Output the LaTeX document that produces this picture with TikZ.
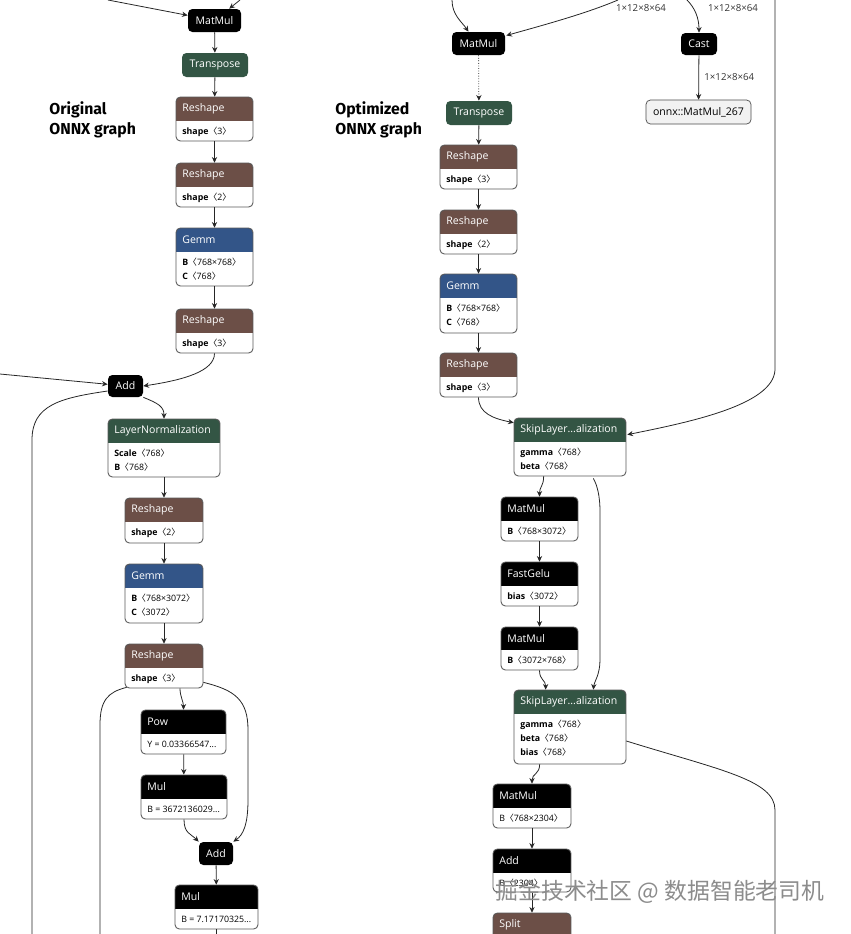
\documentclass[tikz,border=0pt]{standalone}
\usepackage{fontspec}
\setmainfont{Open Sans}
\newfontfamily\titlefont{Fira Sans}
\newfontfamily\cjk{Noto Sans CJK SC}
\usetikzlibrary{arrows.meta,fit,calc}

% colours of the operator kinds
\definecolor{opshape}{RGB}{108,79,71}
\definecolor{oplayer}{RGB}{51,85,136}
\definecolor{opnorm}{RGB}{51,85,68}

\newcommand{\headfont}{\fontsize{6}{7}\selectfont}
\newcommand{\attrfont}{\fontsize{5}{8}\selectfont}
\newcommand{\br}[1]{{\cjk 〈}#1{\cjk 〉}}

\tikzset{
  boxline/.style={draw=black!65, line width=0.5pt, rounded corners=2.5pt},
  headtxt/.style={anchor=west, text=white, font=\headfont, inner sep=0pt, xshift=3.4pt},
  bodytxt/.style={anchor=north west, align=left, font=\attrfont, inner xsep=3.4pt, inner ysep=2.9pt},
  blackop/.style={fill=black, rounded corners=2.5pt, inner sep=0pt},
  greenop/.style={blackop, fill=opnorm},
  inputop/.style={draw=black!70, fill=black!5, rounded corners=2.5pt, inner sep=0pt},
  optxt/.style={font=\headfont, text=white, inner sep=0pt},
  conn/.style={draw=black!85, line width=0.45pt, -{Stealth[length=3.2pt,width=3pt]}},
  wire/.style={draw=black!85, line width=0.45pt},
  dimlbl/.style={font=\fontsize{5.5}{6}\selectfont, text=black!80, inner sep=1pt},
  titletxt/.style={anchor=north west, align=left, inner sep=0pt,
    font=\titlefont\bfseries\fontsize{9}{11.3}\selectfont}
}

% name, style, x1, y1, x2, y2, text
\newcommand{\smallop}[7]{%
  \node[#2, fit={(#3,#4) (#5,#6)}] (#1) {};
  \node[optxt] at (#1.center) {#7};
}

% name, colour, x1, y1, x2, y2, header bottom, title, attributes
\newcommand{\opbox}[9]{%
  \node[fit={(#3,#4) (#5,#6)}, inner sep=0pt] (#1) {};
  \begin{scope}
    \clip[rounded corners=2.5pt] (#3,#4) rectangle (#5,#6);
    \fill[#2] (#3,#4) rectangle (#5,#7);
  \end{scope}
  \draw[boxline] (#3,#4) rectangle (#5,#6);
  \node[headtxt] at (#3,{(#4+#7)/2}) {#8};
  \node[bodytxt] at (#3,#7) {\rule{0pt}{4.5pt}#9};
}

\begin{document}
\begin{tikzpicture}[x=0.02cm,y=-0.02cm]

\fill[white] (0,0) rectangle (850,934);
\useasboundingbox (0,0) rectangle (850,934);

% Titles
\node[titletxt] (ttlL) at (49,101) {Original\\ONNX graph};
\node[titletxt] (ttlR) at (335,101) {Optimized\\ONNX graph};

% ---------------- Original graph ----------------
\smallop{mmL}{blackop}{188}{9}{241}{32}{MatMul}
\smallop{trL}{greenop}{182}{53}{248}{77}{Transpose}
\opbox{rsL1}{opshape}{176}{97}{253}{141}{121}{Reshape}{\textbf{shape}\br{3}}
\opbox{rsL2}{opshape}{176}{163}{253}{207}{187}{Reshape}{\textbf{shape}\br{2}}
\opbox{gmL1}{oplayer}{176}{228}{253}{286}{252}{Gemm}{\textbf{B}\br{768×768}\\\textbf{C}\br{768}}
\opbox{rsL3}{opshape}{176}{309}{253}{353}{333}{Reshape}{\textbf{shape}\br{3}}
\smallop{addL1}{blackop}{108}{375}{143}{397}{Add}
\opbox{lnL}{opnorm}{108}{419}{220}{477}{443}{LayerNormalization}{\textbf{Scale}\br{768}\\\textbf{B}\br{768}}
\opbox{rsL4}{opshape}{125}{498}{203}{543}{522}{Reshape}{\textbf{shape}\br{2}}
\opbox{gmL2}{oplayer}{125}{564}{203}{623}{588}{Gemm}{\textbf{B}\br{768×3072}\\\textbf{C}\br{3072}}
\opbox{rsL5}{opshape}{125}{644}{203}{688}{668}{Reshape}{\textbf{shape}\br{3}}
\opbox{powL}{black}{141}{710}{226}{754}{734}{Pow}{Y = 0.03366547...}
\opbox{mulL1}{black}{141}{775}{227}{819}{799}{Mul}{B = 3672136029...}
\smallop{addL2}{blackop}{199}{842}{233}{865}{Add}
\opbox{mulL2}{black}{175}{885}{258}{929}{909}{Mul}{B = 7.17170325...}

% inputs coming from above
\coordinate (srcA) at (108,0);
\coordinate (srcB) at (240,0);
\coordinate (srcC) at (0,374);
\draw[conn] (srcA) -- (mmL);
\draw[conn] (srcB) -- (mmL);
\draw[conn] (mmL) -- (trL);
\draw[conn] (trL) -- (rsL1);
\draw[conn] (rsL1) -- (rsL2);
\draw[conn] (rsL2) -- (gmL1);
\draw[conn] (gmL1) -- (rsL3);
\draw[conn] (rsL3.south) .. controls +(0,18) and +(40,-6) .. (addL1.east);
\draw[conn] (srcC) -- (addL1);
\draw[conn] (addL1.south east) .. controls +(15,6) and +(0,-12) .. (lnL.north);
\draw[wire] ($(addL1.west)+(0,5)$) .. controls (60,398) and (32,405) .. (32,440) -- (32,934);
\draw[conn] (lnL) -- (rsL4);
\draw[conn] (rsL4) -- (gmL2);
\draw[conn] (gmL2) -- (rsL5);
\draw[wire] ($(rsL5.south west)+(2,-1)$) .. controls (108,692) and (100,700) .. (100,725) -- (100,934);
\draw[conn] ($(rsL5.south east)+(0,-6)$) .. controls (235,690) and (248,700) .. (248,730)
  -- (248,800) .. controls (248,825) and (243,835) .. (addL2.north east);
\draw[conn] ($(rsL5.south)+(16,0)$) .. controls +(0,8) and +(0,-8) .. (powL.north);
\draw[conn] (powL) -- (mulL1);
\draw[conn] (mulL1.south) .. controls +(0,14) and +(-8,-8) .. (addL2.north west);
\draw[conn] (addL2) -- (mulL2);
\draw[wire] (mulL2.south) -- +(0,6);

% ---------------- Optimized graph ----------------
\smallop{mmR}{blackop}{452}{32}{505}{55}{MatMul}
\smallop{castR}{blackop}{681}{33}{717}{55}{Cast}
\node[inputop, fit={(646,100) (751,124)}] (mm267) {};
\node[optxt, text=black] at (mm267.center) {onnx::MatMul\_267};
\smallop{trR}{greenop}{446}{101}{512}{125}{Transpose}
\opbox{rsR1}{opshape}{440}{145}{517}{189}{169}{Reshape}{\textbf{shape}\br{3}}
\opbox{rsR2}{opshape}{440}{210}{517}{254}{234}{Reshape}{\textbf{shape}\br{2}}
\opbox{gmR}{oplayer}{440}{274}{517}{333}{298}{Gemm}{\textbf{B}\br{768×768}\\\textbf{C}\br{768}}
\opbox{rsR3}{opshape}{440}{353}{517}{397}{377}{Reshape}{\textbf{shape}\br{3}}
\opbox{skR1}{opnorm}{514}{418}{626}{476}{442}{SkipLayer...alization}{\textbf{gamma}\br{768}\\\textbf{beta}\br{768}}
\opbox{mmR1}{black}{501}{497}{578}{541}{521}{MatMul}{\textbf{B}\br{768×3072}}
\opbox{geluR}{black}{501}{562}{578}{606}{586}{FastGelu}{\textbf{bias}\br{3072}}
\opbox{mmR2}{black}{501}{627}{578}{670}{650}{MatMul}{\textbf{B}\br{3072×768}}
\opbox{skR2}{opnorm}{514}{690}{626}{764}{714}{SkipLayer...alization}{\textbf{gamma}\br{768}\\\textbf{beta}\br{768}\\\textbf{bias}\br{768}}
\opbox{mmR3}{black}{493}{784}{571}{828}{808}{MatMul}{B\br{768×2304}}
\opbox{addR}{black}{493}{849}{571}{892}{873}{Add}{B\br{2304}}
\opbox{splitR}{opshape}{493}{913}{571}{960}{937}{Split}{}

\coordinate (srcD) at (452,0);
\coordinate (srcE) at (618,0);
\coordinate (srcF) at (687,0);
\coordinate (srcG) at (775,0);
\draw[conn] (srcD) .. controls (452,15) and (462,22) .. ($(mmR.north)+(-10,0)$);
\draw[conn] (srcE) .. controls (585,14) and (540,26) .. ($(mmR.east)+(1,-8)$);
\draw[conn] (srcF) .. controls (695,8) and (699,18) .. (castR.north);
\node[dimlbl] (dimE) at (641,8) {1×12×8×64};
\node[dimlbl] (dimF) at (733,8) {1×12×8×64};
\draw[conn] (castR) -- node[dimlbl, right=2pt] (dimC) {1×12×8×64} (mm267);
\draw[conn, densely dotted] (mmR) -- (trR);
\draw[conn] (trR) -- (rsR1);
\draw[conn] (rsR1) -- (rsR2);
\draw[conn] (rsR2) -- (gmR);
\draw[conn] (gmR) -- (rsR3);
\draw[conn] (rsR3.south) .. controls +(0,16) and +(-20,-4) .. ($(skR1.north west)+(0,5)$);
\draw[conn] (srcG) -- (775,370) .. controls (773,405) and (690,422) .. ($(skR1.north east)+(1,17)$);
\draw[conn] ($(skR1.south west)+(30,0)$) .. controls +(0,10) and +(0,-10) .. (mmR1.north);
\draw[conn] ($(skR1.south east)+(-33,2)$) .. controls (597,485) and (600,495) .. (600,512)
  -- (600,660) .. controls (600,675) and (594,682) .. ($(skR2.north east)+(-33,0)$);
\draw[conn] (mmR1) -- (geluR);
\draw[conn] (geluR) -- (mmR2);
\draw[conn] (mmR2.south) .. controls +(0,10) and +(0,-10) .. ($(skR2.north west)+(32,0)$);
\draw[conn] ($(skR2.south west)+(26,0)$) .. controls +(0,10) and +(0,-10) .. (mmR3.north);
\draw[wire] ($(skR2.east)+(0,14)$) .. controls (720,770) and (775,780) .. (775,810) -- (775,934);
\draw[conn] (mmR3) -- (addR);
\draw[conn] (addR) -- (splitR);

% watermark
\node[font=\cjk\fontsize{13}{13}\selectfont, text=black!45, inner sep=0pt] (wmark) at (660,892)
  {掘金技术社区 @ 数据智能老司机};

\end{tikzpicture}
\end{document}
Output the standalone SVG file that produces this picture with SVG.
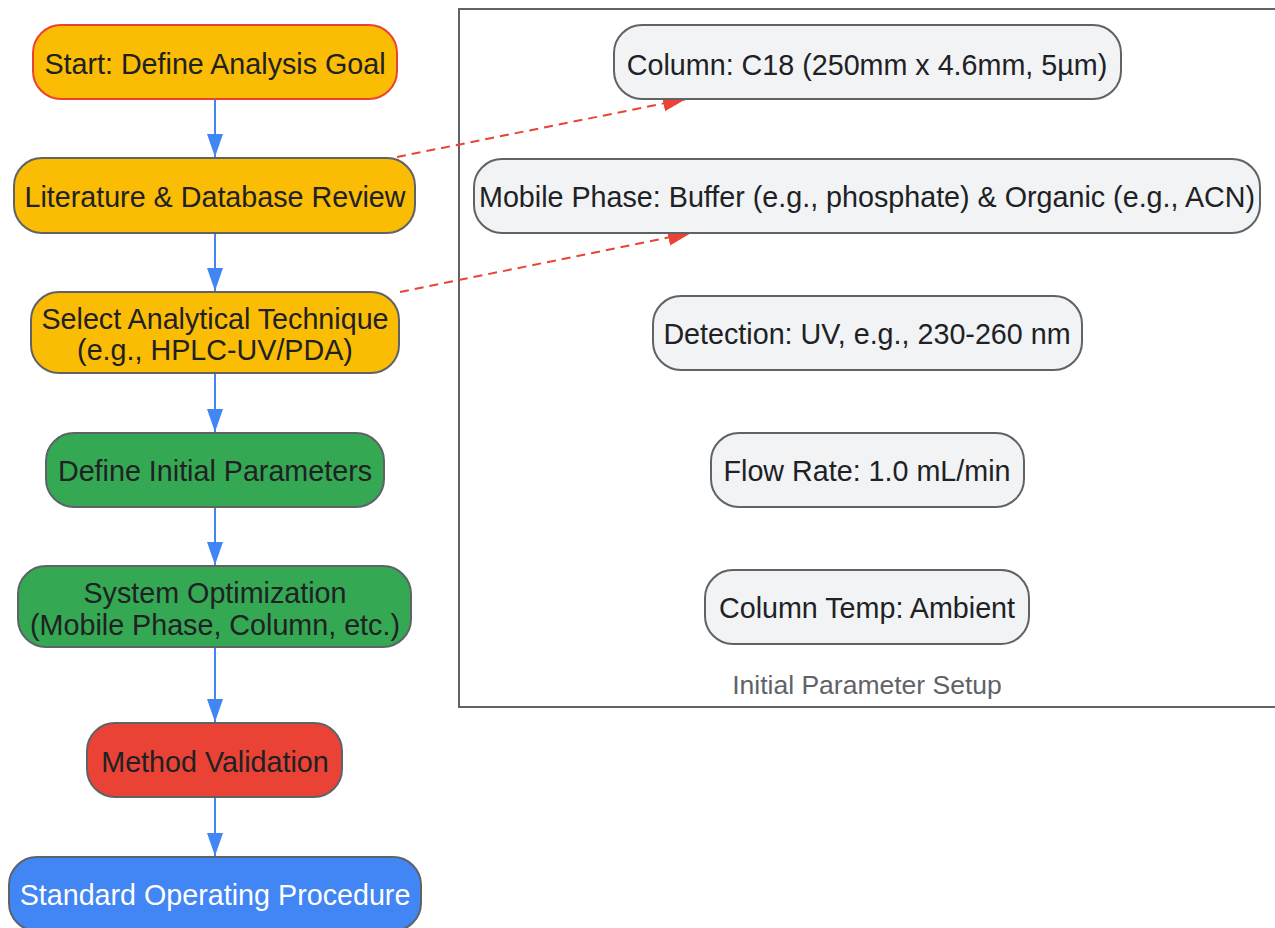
<svg xmlns="http://www.w3.org/2000/svg" width="1275" height="928" viewBox="0 0 1275 928">
<style>
.t{font-family:"Liberation Sans",Arial,sans-serif;font-size:28.7px;fill:#202124;text-anchor:middle;dominant-baseline:central}
.w{fill:#ffffff}
.n{stroke:#5f6368;stroke-width:2}
.p{fill:#f1f3f4;stroke:#5f6368;stroke-width:2}
.e{fill:none;stroke:#4285f4;stroke-width:2}
.d{fill:none;stroke:#ea4335;stroke-width:2;stroke-dasharray:9,6}
</style>
<defs>
<marker id="ab" markerUnits="userSpaceOnUse" markerWidth="24" markerHeight="18" refX="23" refY="8" orient="auto"><path d="M0,0 L23,8 L0,16 z" fill="#4285f4"/></marker>
<marker id="ar" markerUnits="userSpaceOnUse" markerWidth="24" markerHeight="18" refX="23" refY="8" orient="auto"><path d="M0,0 L23,8 L0,16 z" fill="#ea4335"/></marker>
</defs>
<g id="cluster">
<rect x="459" y="9" width="830" height="698" fill="none" stroke="#5f6368" stroke-width="2"/>
<text class="t" x="867" y="685" style="fill:#5f6368;font-size:26.5px">Initial Parameter Setup</text>
</g>
<g id="edges">
<path class="e" d="M215,99 L215,157" marker-end="url(#ab)"/>
<path class="e" d="M215,233 L215,291" marker-end="url(#ab)"/>
<path class="e" d="M215,373 L215,432" marker-end="url(#ab)"/>
<path class="e" d="M215,507 L215,565" marker-end="url(#ab)"/>
<path class="e" d="M215,647 L215,722" marker-end="url(#ab)"/>
<path class="e" d="M215,797 L215,856" marker-end="url(#ab)"/>
<path class="d" d="M397,157 L686,99" marker-end="url(#ar)"/>
<path class="d" d="M400,292 L691,233" marker-end="url(#ar)"/>
</g>
<g id="n-start"><rect x="33" y="25" width="364" height="74" rx="28" fill="#fbbc04" stroke="#ea4335" stroke-width="2"/><text class="t" x="215" y="64">Start: Define Analysis Goal</text></g>
<g id="n-lit"><rect class="n" x="14" y="158" width="401" height="75" rx="28" fill="#fbbc04"/><text class="t" x="215" y="197">Literature &amp; Database Review</text></g>
<g id="n-select"><rect class="n" x="31" y="292" width="368" height="81" rx="28" fill="#fbbc04"/><text class="t" x="215" y="319">Select Analytical Technique</text><text class="t" x="215" y="350">(e.g., HPLC-UV/PDA)</text></g>
<g id="n-define"><rect class="n" x="46" y="433" width="338" height="74" rx="28" fill="#34a853"/><text class="t" x="215" y="471">Define Initial Parameters</text></g>
<g id="n-opt"><rect class="n" x="18" y="566" width="393" height="81" rx="28" fill="#34a853"/><text class="t" x="215" y="593">System Optimization</text><text class="t" x="215" y="625">(Mobile Phase, Column, etc.)</text></g>
<g id="n-valid"><rect class="n" x="87" y="723" width="255" height="74" rx="28" fill="#ea4335"/><text class="t" x="215" y="762">Method Validation</text></g>
<g id="n-sop"><rect class="n" x="9" y="857" width="412" height="74" rx="28" fill="#4285f4"/><text class="t w" x="215" y="895">Standard Operating Procedure</text></g>
<g id="n-col"><rect class="p" x="614" y="25" width="507" height="74" rx="28"/><text class="t" x="867" y="65">Column: C18 (250mm x 4.6mm, 5µm)</text></g>
<g id="n-mob"><rect class="p" x="474" y="159" width="786" height="74" rx="28"/><text class="t" x="867" y="197">Mobile Phase: Buffer (e.g., phosphate) &amp; Organic (e.g., ACN)</text></g>
<g id="n-det"><rect class="p" x="653" y="296" width="429" height="74" rx="28"/><text class="t" x="867" y="334">Detection: UV, e.g., 230-260 nm</text></g>
<g id="n-flow"><rect class="p" x="711" y="433" width="313" height="74" rx="28"/><text class="t" x="867" y="471">Flow Rate: 1.0 mL/min</text></g>
<g id="n-temp"><rect class="p" x="705" y="570" width="324" height="74" rx="28"/><text class="t" x="867" y="608">Column Temp: Ambient</text></g>
</svg>
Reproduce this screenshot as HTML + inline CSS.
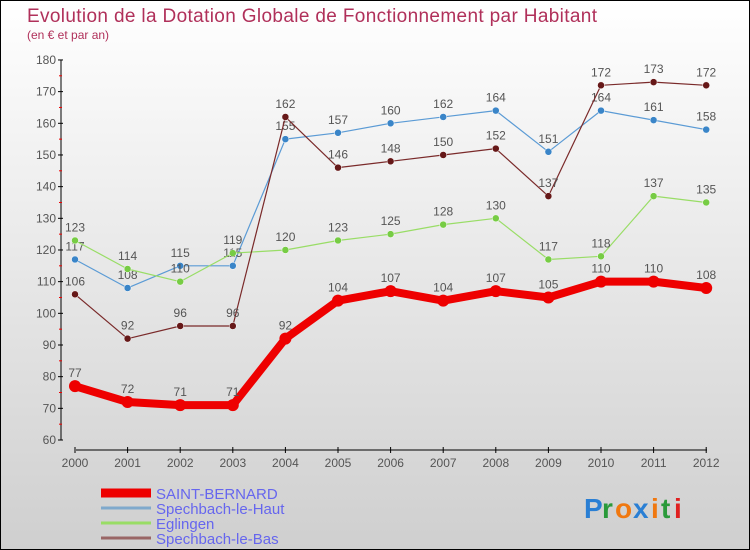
<!DOCTYPE html>
<html><head><meta charset="utf-8"><style>
body{margin:0}
#c{position:relative;width:748px;height:548px;border:1px solid #000;background:linear-gradient(#fff,#cfcfcf);font-family:"Liberation Sans",sans-serif;overflow:hidden}
</style></head><body>
<div id="c">
<svg id="s" width="748" height="548" style="position:absolute;left:0;top:0">
<text x="26" y="21" font-size="19" fill="#b0305a" textLength="570">Evolution de la Dotation Globale de Fonctionnement par Habitant</text>
<text x="26" y="38" font-size="12" fill="#b0305a">(en € et par an)</text>
</svg>
</div>
<script>
const years=[2000,2001,2002,2003,2004,2005,2006,2007,2008,2009,2010,2011,2012];
const saint=[77,72,71,71,92,104,107,104,107,105,110,110,108];
const haut=[117,108,115,115,155,157,160,162,164,151,164,161,158];
const eglingen=[123,114,110,119,120,123,125,128,130,117,118,137,135];
const bas=[106,92,96,96,162,146,148,150,152,137,172,173,172];
const yTicks=[60,70,80,90,100,110,120,130,140,150,160,170,180];
const names=["SAINT-BERNARD","Spechbach-le-Haut","Eglingen","Spechbach-le-Bas"];
const NS="http://www.w3.org/2000/svg",s=document.getElementById('s');
const X=i=>74+i*52.6, Y=v=>439-(v-60)*3.167;
function el(t,a,txt){const e=document.createElementNS(NS,t);for(const k in a)e.setAttribute(k,a[k]);if(txt!=null)e.textContent=txt;s.appendChild(e);return e;}
let e=el('line',{x1:60,y1:Y(180),x2:60,y2:Y(60),stroke:'#000'});

e=el('line',{x1:75,y1:449,x2:706,y2:449,stroke:'#000'});

yTicks.forEach((v,i)=>{el('line',{x1:57,x2:62,y1:Y(v),y2:Y(v),stroke:'#000'});
 if(i<yTicks.length-1)el('line',{x1:58,x2:61,y1:Y(v+5),y2:Y(v+5),stroke:'#e00'});
 e=el('text',{x:55,y:Y(v)+4,'font-size':12,fill:'#555','text-anchor':'end'},v);
 });
years.forEach((y,i)=>{el('line',{x1:X(i),x2:X(i),y1:446,y2:452,stroke:'#000'});
 e=el('text',{x:X(i),y:466,'font-size':12,fill:'#555','text-anchor':'middle'},y);
 });
const series=[[haut,'#5b9bd5',1.2,'#3a85c8',3.5],[eglingen,'#99dd66',1.2,'#77cc44',3.5],[bas,'#7a2a2a',1.2,'#661818',3.5],[saint,'#ee0000',8,'#ee0000',6]];
series.forEach(([d,c,w,mc,r],k)=>{
 e=el('polyline',{points:d.map((v,i)=>X(i)+','+Y(v)).join(' '),fill:'none',stroke:c,'stroke-width':w,'stroke-linejoin':'round'});
 
 d.forEach((v,i)=>{e=el('circle',{cx:X(i),cy:Y(v),r:r,fill:mc,stroke:k==3?'none':'#fff','stroke-width':0.5});
  
  e=el('text',{x:X(i),y:Y(v)-9,'font-size':12,fill:'#555','text-anchor':'middle'},v);
  });
});
const lc=['#ee0000','#7fa9cc','#99dd66','#996666'],lw=[9,3,3,3];
names.forEach((n,i)=>{const y=492+i*15;
 e=el('line',{x1:100,x2:150,y1:y,y2:y,stroke:lc[i],'stroke-width':lw[i]});
 
 e=el('text',{x:155,y:y+6,'font-size':15,fill:'#6666ee'},n);
 });
const logo=[['P','#2a7fd4'],['r','#2a9a3a'],['o','#f07810'],['x','#2a7fd4'],['i','#f07810'],['t','#2a9a3a'],['i','#e02020']];
let lx=583;logo.forEach(([ch,c])=>{e=el('text',{x:lx,y:517,'font-size':28,'font-weight':'bold',fill:c},ch);
 lx+=ch=='i'?10:ch=='t'||ch=='r'?13:18;});
</script>
</body></html>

PROMPT: List every line from the entries above in which "with" appears.

EXERCISE RESPONSE:
Output the LaTeX document that produces this picture with TikZ.
Output the standalone SVG file that produces this picture with SVG.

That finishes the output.